Extracted records.
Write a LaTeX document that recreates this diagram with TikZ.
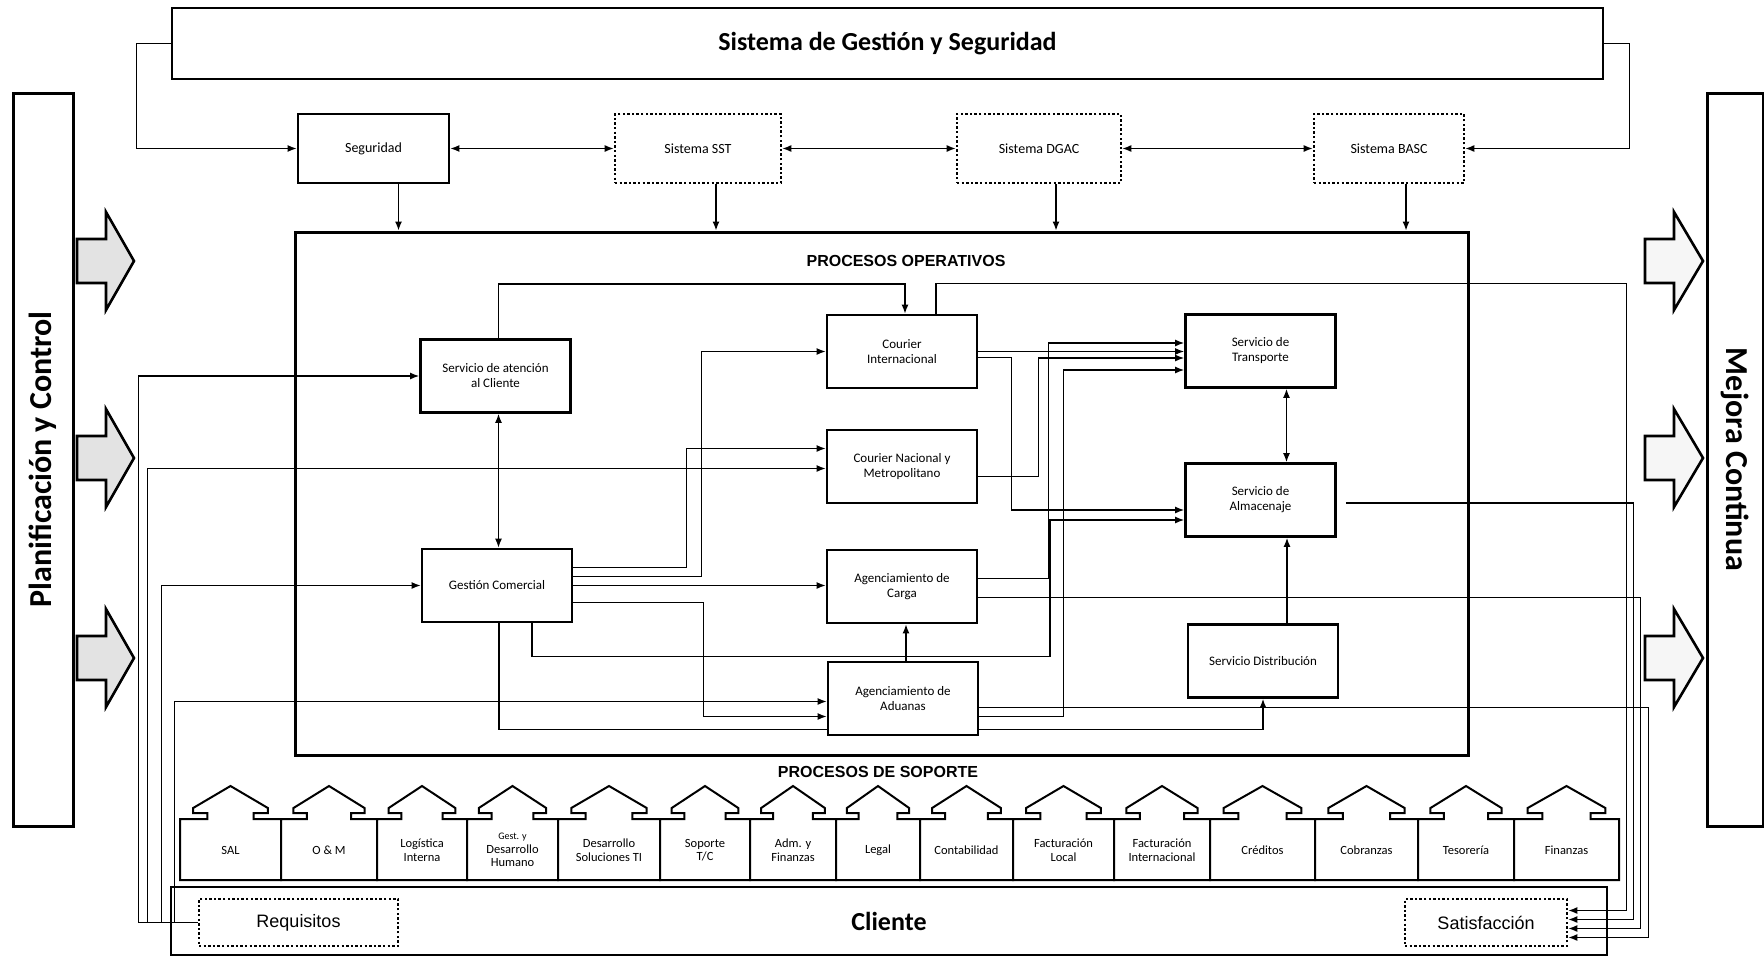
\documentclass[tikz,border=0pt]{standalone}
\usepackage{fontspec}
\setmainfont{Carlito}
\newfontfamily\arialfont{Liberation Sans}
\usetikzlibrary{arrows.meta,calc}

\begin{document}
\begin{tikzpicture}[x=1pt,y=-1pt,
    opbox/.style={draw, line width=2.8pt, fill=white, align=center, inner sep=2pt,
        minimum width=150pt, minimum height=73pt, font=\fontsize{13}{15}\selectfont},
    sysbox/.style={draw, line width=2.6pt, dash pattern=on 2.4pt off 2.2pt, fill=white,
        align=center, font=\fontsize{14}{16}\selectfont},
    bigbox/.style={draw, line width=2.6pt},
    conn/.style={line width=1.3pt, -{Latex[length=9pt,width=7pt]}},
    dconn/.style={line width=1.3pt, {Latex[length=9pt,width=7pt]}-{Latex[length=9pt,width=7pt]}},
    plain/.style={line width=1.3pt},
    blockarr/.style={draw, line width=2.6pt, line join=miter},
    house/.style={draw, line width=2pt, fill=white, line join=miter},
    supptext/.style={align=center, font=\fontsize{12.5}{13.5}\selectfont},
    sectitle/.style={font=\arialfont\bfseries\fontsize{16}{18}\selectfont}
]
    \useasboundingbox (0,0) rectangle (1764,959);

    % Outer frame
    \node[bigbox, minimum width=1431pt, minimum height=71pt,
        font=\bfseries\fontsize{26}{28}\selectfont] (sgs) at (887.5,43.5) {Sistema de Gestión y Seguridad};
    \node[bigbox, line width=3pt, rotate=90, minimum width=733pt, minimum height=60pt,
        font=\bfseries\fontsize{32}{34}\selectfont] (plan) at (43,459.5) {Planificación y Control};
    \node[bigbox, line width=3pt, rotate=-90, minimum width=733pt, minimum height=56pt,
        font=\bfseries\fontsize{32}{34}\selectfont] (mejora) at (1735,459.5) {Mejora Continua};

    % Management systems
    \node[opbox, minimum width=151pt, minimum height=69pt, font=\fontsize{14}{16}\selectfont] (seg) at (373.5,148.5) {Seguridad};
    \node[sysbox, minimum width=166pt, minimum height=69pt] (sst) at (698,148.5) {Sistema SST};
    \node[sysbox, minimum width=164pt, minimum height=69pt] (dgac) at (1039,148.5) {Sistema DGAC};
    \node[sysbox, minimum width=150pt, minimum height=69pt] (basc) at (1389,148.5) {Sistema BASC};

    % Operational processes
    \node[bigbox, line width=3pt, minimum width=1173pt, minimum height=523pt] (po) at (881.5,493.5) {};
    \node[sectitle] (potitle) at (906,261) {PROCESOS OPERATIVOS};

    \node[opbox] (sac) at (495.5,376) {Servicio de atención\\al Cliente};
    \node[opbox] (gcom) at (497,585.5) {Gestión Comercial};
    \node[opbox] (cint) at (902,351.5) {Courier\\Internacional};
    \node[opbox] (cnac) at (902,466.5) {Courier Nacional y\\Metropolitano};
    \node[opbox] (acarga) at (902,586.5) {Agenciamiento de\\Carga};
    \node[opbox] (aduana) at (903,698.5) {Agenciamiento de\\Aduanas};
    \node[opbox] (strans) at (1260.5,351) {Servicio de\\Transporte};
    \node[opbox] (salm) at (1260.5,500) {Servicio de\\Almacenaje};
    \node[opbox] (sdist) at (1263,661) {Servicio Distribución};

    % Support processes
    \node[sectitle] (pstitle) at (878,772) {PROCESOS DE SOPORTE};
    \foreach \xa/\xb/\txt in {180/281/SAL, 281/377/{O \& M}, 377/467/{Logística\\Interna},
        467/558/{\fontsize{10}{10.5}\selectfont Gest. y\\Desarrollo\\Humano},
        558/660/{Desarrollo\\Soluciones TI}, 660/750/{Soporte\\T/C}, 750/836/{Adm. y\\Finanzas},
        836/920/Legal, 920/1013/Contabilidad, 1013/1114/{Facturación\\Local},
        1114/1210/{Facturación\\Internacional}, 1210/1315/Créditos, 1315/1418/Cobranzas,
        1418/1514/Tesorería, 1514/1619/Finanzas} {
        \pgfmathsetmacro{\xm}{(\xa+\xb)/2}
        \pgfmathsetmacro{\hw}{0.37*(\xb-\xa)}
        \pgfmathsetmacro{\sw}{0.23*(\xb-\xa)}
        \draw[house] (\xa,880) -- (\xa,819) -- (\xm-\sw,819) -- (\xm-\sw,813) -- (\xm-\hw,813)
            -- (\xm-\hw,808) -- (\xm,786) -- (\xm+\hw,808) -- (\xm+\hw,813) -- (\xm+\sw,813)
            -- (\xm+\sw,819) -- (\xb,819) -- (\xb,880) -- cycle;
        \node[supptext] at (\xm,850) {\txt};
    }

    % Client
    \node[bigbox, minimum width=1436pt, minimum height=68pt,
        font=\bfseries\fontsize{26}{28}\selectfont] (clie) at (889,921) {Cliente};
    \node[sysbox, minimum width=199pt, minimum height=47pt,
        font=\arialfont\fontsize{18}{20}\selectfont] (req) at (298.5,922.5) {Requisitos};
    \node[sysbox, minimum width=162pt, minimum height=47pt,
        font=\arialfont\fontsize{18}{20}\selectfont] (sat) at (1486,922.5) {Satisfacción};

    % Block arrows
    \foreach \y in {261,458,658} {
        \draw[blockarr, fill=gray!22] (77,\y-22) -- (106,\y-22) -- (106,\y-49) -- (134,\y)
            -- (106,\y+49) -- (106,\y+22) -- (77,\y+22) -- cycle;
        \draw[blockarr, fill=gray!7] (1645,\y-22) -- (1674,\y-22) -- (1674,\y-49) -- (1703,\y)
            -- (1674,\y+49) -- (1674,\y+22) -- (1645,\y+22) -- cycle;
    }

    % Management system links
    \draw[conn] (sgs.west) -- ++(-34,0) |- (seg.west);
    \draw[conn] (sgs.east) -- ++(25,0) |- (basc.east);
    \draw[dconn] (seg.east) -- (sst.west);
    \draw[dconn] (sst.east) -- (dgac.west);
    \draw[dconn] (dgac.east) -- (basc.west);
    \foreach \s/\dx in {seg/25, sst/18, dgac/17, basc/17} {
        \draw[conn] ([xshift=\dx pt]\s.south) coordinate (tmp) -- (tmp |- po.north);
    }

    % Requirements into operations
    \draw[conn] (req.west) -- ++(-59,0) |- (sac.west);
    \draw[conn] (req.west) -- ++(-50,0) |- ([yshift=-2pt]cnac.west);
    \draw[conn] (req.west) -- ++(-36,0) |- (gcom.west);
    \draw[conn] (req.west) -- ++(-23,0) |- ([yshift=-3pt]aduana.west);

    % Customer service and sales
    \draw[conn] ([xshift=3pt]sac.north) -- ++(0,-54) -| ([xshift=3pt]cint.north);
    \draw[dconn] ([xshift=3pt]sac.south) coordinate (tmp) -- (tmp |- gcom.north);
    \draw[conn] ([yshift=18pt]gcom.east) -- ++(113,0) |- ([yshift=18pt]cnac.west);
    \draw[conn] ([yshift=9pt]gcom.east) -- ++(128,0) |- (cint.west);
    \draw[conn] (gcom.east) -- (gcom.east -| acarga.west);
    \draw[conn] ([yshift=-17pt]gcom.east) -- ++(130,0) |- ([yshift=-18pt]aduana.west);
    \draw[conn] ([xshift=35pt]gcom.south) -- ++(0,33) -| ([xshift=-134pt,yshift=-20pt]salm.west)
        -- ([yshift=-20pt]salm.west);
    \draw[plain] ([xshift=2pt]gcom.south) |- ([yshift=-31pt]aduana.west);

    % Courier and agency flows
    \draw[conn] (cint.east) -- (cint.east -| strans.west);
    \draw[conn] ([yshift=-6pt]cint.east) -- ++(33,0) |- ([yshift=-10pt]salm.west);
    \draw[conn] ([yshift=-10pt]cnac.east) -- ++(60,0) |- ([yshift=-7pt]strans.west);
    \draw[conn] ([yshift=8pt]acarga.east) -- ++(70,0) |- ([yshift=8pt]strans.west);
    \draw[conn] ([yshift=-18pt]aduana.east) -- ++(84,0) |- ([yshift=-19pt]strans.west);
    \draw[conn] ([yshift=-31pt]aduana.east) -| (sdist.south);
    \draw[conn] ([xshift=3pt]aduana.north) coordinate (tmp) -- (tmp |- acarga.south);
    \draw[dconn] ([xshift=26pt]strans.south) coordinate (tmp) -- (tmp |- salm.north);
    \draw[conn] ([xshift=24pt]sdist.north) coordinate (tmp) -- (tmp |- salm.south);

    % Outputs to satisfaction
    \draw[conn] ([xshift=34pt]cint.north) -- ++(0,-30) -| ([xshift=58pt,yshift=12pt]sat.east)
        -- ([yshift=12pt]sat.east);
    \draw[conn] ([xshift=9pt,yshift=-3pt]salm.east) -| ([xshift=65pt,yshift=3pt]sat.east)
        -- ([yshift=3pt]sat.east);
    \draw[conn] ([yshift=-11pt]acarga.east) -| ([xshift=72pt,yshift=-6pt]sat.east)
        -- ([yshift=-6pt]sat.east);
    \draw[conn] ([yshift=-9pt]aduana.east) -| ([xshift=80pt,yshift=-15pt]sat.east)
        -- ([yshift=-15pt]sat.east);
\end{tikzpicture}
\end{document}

==

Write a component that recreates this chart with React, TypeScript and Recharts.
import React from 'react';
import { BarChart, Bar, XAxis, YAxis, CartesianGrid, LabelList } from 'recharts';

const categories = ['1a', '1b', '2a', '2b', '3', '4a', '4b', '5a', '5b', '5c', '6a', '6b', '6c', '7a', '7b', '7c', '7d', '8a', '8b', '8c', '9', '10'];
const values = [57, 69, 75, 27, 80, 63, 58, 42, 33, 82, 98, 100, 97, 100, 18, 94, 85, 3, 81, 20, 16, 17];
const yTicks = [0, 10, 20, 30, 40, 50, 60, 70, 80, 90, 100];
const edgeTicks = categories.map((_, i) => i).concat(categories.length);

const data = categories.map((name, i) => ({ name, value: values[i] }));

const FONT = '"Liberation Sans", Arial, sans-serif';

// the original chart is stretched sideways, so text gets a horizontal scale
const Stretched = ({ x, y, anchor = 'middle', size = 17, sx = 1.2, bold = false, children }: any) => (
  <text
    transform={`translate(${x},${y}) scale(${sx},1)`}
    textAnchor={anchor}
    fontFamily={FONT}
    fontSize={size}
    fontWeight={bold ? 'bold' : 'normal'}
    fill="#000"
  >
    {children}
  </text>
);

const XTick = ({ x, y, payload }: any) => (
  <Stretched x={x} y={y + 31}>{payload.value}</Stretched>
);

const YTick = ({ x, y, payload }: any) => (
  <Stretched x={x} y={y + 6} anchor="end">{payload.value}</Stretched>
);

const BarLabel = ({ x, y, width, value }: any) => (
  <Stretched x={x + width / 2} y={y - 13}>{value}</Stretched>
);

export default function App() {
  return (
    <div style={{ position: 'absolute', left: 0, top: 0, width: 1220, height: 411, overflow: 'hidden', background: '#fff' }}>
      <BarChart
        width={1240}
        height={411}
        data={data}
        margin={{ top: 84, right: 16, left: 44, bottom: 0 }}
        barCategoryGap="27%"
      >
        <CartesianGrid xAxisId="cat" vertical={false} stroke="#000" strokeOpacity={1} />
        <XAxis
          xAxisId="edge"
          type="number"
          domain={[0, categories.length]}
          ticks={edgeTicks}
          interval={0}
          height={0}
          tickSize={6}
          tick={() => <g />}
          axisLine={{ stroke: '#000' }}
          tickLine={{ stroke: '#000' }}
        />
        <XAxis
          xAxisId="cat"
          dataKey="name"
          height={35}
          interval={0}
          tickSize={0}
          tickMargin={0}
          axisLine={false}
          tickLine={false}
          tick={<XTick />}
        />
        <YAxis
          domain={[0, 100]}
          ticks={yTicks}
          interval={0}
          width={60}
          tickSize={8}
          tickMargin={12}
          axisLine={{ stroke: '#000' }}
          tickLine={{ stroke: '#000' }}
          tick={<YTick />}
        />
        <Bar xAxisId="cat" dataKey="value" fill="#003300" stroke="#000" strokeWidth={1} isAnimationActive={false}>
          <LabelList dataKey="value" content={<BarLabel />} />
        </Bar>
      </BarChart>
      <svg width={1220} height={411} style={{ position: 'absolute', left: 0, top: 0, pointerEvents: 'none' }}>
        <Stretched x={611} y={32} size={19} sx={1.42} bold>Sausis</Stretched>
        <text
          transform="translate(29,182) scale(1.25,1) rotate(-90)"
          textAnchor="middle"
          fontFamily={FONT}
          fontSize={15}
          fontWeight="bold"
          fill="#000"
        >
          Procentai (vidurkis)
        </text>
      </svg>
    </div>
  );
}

Instructions for the task.
From the entries, report each line that includes the word "React".

Task answer.
Write a component that recreates this chart with React, TypeScript and Recharts.
import React from 'react';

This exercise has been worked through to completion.